John M. Kellerhouse of Saratoga Springs, a retired senior project engineer for General Motors who helped design the first front-end air-conditioning units for cars, died Wednesday in Wesley Nursing Home, Saratoga Springs, after a brief illness. He was 88.
The native of Arlington, Dutchess County, he was an Army veteran of World War II, having served with the 349th Harbor Craft Company delivering supplies in the South Pacific.
He had a certification diploma from the Industrial Arts Institute of Chicago, specializing in air conditioning, heating and ventilation. He also took courses at York (Pa.) Institute of Refrigeration and Air Conditioning, Erie Technical Technical Institute and the University at Buffalo School of Applied Arts and Science.
Mr. Kellerhouse, a former Buffalo resident, worked for the Harrison Radiator Division of General Motors, where he was considered an expert on automotive air-conditioning compressors. He was instrumental in pioneering the design, engineering, testing and release of GM's first compact air-conditioning system in 1954. Under that system -- placed at first in just 1,200 Pontiacs -- air conditioning was relocated to the engine compartment from the trunk.
The Niagara County Historical Society in Lockport has one of the original compact front-end air-conditioned Pontiacs in its collection.
When he retired from GM in the early 1980s, after 28 years of service, Mr. Kellerhouse was a senior project engineer.
After retiring, he moved to Sun City West, Ariz.

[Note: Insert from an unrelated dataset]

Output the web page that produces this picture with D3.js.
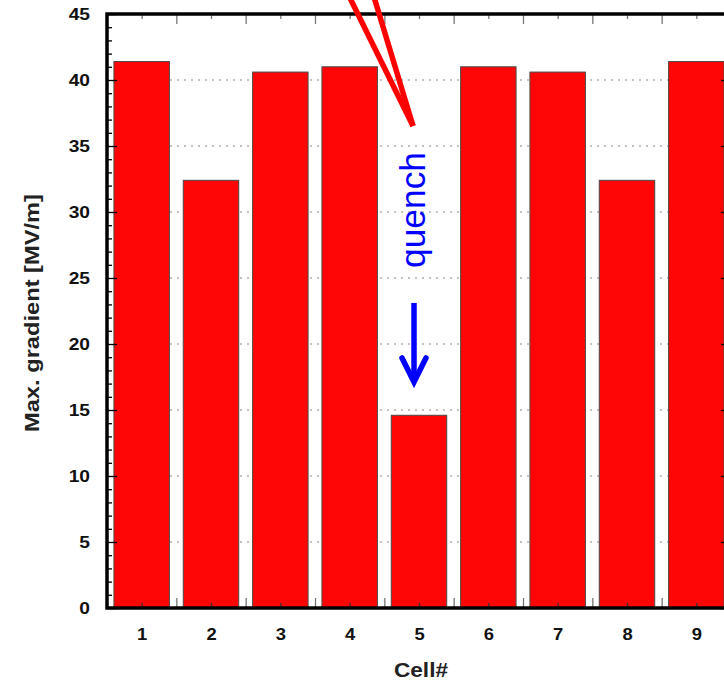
<!DOCTYPE html>
<html>
<head>
<meta charset="utf-8">
<script src="https://cdn.jsdelivr.net/npm/d3@7"></script>
<style>
  html, body { margin: 0; padding: 0; background: #fff; }
  svg { display: block; }
  text { font-family: "Liberation Sans", Arial, Helvetica, sans-serif; }
</style>
</head>
<body>
<svg id="chart" width="724" height="680"></svg>
<script>
// ---- data ----
const cells = [1, 2, 3, 4, 5, 6, 7, 8, 9];
const gradient = [41.4, 32.4, 40.6, 41.0, 14.6, 41.0, 40.6, 32.4, 41.4];
const yMajorTicks = [0, 5, 10, 15, 20, 25, 30, 35, 40, 45];
const yMinorTicks = d3.range(0, 46, 1);
const xTickLabels = ["1", "2", "3", "4", "5", "6", "7", "8", "9"];
const xBoundaryTicks = [1.5, 2.5, 3.5, 4.5, 5.5, 6.5, 7.5, 8.5];
const yGridValues = [5, 10, 15, 20, 25, 30, 35, 40];
const xLabel = "Cell#";
const yLabel = "Max. gradient [MV/m]";
// annotation (data units)
const quenchTip = { x: 4.914, y: 36.52 };
const quenchLineTops = [{ x: 3.93, y: 47 }, { x: 4.31, y: 47 }];
const arrowShaft = [{ x: 4.928, y: 23.11 }, { x: 4.928, y: 17.12 }];
const arrowHead = [{ x: 4.755, y: 18.94 }, { x: 4.928, y: 17.12 }, { x: 5.10, y: 18.94 }];
const quenchText = { label: "quench", x: 5.087, y: 30.15 };

// ---- scales ----
const svg = d3.select("#chart");
const pLeft = 107, pRight = 731, pTop = 14, pBottom = 608;
const x = d3.scaleLinear().domain([0.5, 9.5]).range([pLeft, pRight]);
const y = d3.scaleLinear().domain([0, 45]).range([pBottom, pTop]);
const barW = (x(1.4) - x(0.6));

svg.append("rect").attr("width", 724).attr("height", 680).attr("fill", "#fff");

function stretch(sel, k) {
  sel.each(function () {
    const w = this.getComputedTextLength();
    if (w > 0) d3.select(this).attr("textLength", w * k).attr("lengthAdjust", "spacingAndGlyphs");
  });
}

// grid
svg.append("g").selectAll("line").data(yGridValues).join("line")
  .attr("x1", pLeft).attr("x2", pRight)
  .attr("y1", d => y(d)).attr("y2", d => y(d))
  .attr("stroke", "#8a8a8a").attr("stroke-width", 1.2)
  .attr("stroke-dasharray", "2,5");

// bars
svg.append("g").selectAll("rect").data(cells).join("rect")
  .attr("x", (d) => x(d) - barW / 2)
  .attr("width", barW)
  .attr("y", (d, i) => y(gradient[i]))
  .attr("height", (d, i) => y(0) - y(gradient[i]))
  .attr("fill", "#ff0606")
  .attr("stroke", "#4a4a4a").attr("stroke-width", 1);

// axes
function styleAxis(g, color) {
  g.select(".domain").remove();
  g.selectAll(".tick line").attr("stroke", color).attr("stroke-width", 1.3);
}
// left major
svg.append("g").attr("transform", `translate(${pLeft},0)`)
  .call(d3.axisLeft(y).tickValues(yMajorTicks).tickSize(-10).tickPadding(17).tickFormat(d3.format("d")))
  .call(g => styleAxis(g, "#000"))
  .call(g => g.selectAll("text").attr("font-size", 16).attr("font-weight", "bold").attr("fill", "#111")
    .call(stretch, 1.2));
// left minor
svg.append("g").attr("transform", `translate(${pLeft},0)`)
  .call(d3.axisLeft(y).tickValues(yMinorTicks.filter(v => v % 5 !== 0)).tickSize(-5).tickFormat(""))
  .call(g => styleAxis(g, "#000"));
// right major/minor
svg.append("g").attr("transform", `translate(${pRight},0)`)
  .call(d3.axisRight(y).tickValues(yMajorTicks).tickSize(-10).tickFormat(""))
  .call(g => styleAxis(g, "#000"));
svg.append("g").attr("transform", `translate(${pRight},0)`)
  .call(d3.axisRight(y).tickValues(yMinorTicks.filter(v => v % 5 !== 0)).tickSize(-5).tickFormat(""))
  .call(g => styleAxis(g, "#000"));
// bottom labels + centre ticks
svg.append("g").attr("transform", `translate(0,${pBottom})`)
  .call(d3.axisBottom(x).tickValues(cells).tickSize(-5).tickPadding(21).tickFormat((d, i) => xTickLabels[i]))
  .call(g => styleAxis(g, "#333"))
  .call(g => g.selectAll("text").attr("font-size", 16).attr("font-weight", "bold").attr("fill", "#111")
    .call(stretch, 1.15));
svg.append("g").attr("transform", `translate(0,${pBottom})`)
  .call(d3.axisBottom(x).tickValues(xBoundaryTicks).tickSize(-10).tickFormat(""))
  .call(g => styleAxis(g, "#777"));
// top ticks
svg.append("g").attr("transform", `translate(0,${pTop})`)
  .call(d3.axisTop(x).tickValues(cells).tickSize(-5).tickFormat(""))
  .call(g => styleAxis(g, "#777"));
svg.append("g").attr("transform", `translate(0,${pTop})`)
  .call(d3.axisTop(x).tickValues(xBoundaryTicks).tickSize(-10).tickFormat(""))
  .call(g => styleAxis(g, "#777"));

// frame
svg.append("rect")
  .attr("x", pLeft).attr("y", pTop)
  .attr("width", pRight - pLeft).attr("height", pBottom - pTop)
  .attr("fill", "none").attr("stroke", "#000").attr("stroke-width", 3.5);

// axis titles
svg.append("text")
  .attr("x", (pLeft + pRight) / 2 + 2).attr("y", 677)
  .attr("text-anchor", "middle")
  .attr("font-size", 20).attr("font-weight", "bold").attr("fill", "#222")
  .text(xLabel)
  .call(stretch, 1.13);
svg.append("text")
  .attr("transform", `translate(39,${(pTop + pBottom) / 2 + 2}) rotate(-90)`)
  .attr("text-anchor", "middle")
  .attr("font-size", 21).attr("font-weight", "bold").attr("fill", "#222")
  .attr("textLength", 238).attr("lengthAdjust", "spacingAndGlyphs")
  .text(yLabel);

// annotations
const line = d3.line().x(d => x(d.x)).y(d => y(d.y));
svg.append("g").selectAll("path").data(quenchLineTops).join("path")
  .attr("d", d => line([d, quenchTip]))
  .attr("fill", "none").attr("stroke", "#ff0000").attr("stroke-width", 5.5)
  .attr("stroke-linecap", "butt");
svg.append("path").attr("d", line(arrowShaft))
  .attr("fill", "none").attr("stroke", "#0000ff").attr("stroke-width", 5.5);
svg.append("path").attr("d", line(arrowHead))
  .attr("fill", "none").attr("stroke", "#0000ff").attr("stroke-width", 5.5)
  .attr("stroke-linejoin", "miter").attr("stroke-linecap", "round");
svg.append("text")
  .attr("transform", `translate(${x(quenchText.x)},${y(quenchText.y)}) rotate(-90)`)
  .attr("text-anchor", "middle")
  .attr("font-size", 35).attr("fill", "#0000ff")
  .attr("textLength", 116).attr("lengthAdjust", "spacingAndGlyphs")
  .text(quenchText.label);
</script>
</body>
</html>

He was a member of the GM Retirees Club of Arizona and was a major contributor to the Sun Health Foundation, the Del E. Webb Memorial Hospital, Sun City West Foundation and the West Valley Art Museum, all in Arizona.
When his wife, Loretta Spatz Kellerhouse, died in 1997, he returned to New York State to be closer to friends and family.
Surviving is a brother, Robert E. of Croton.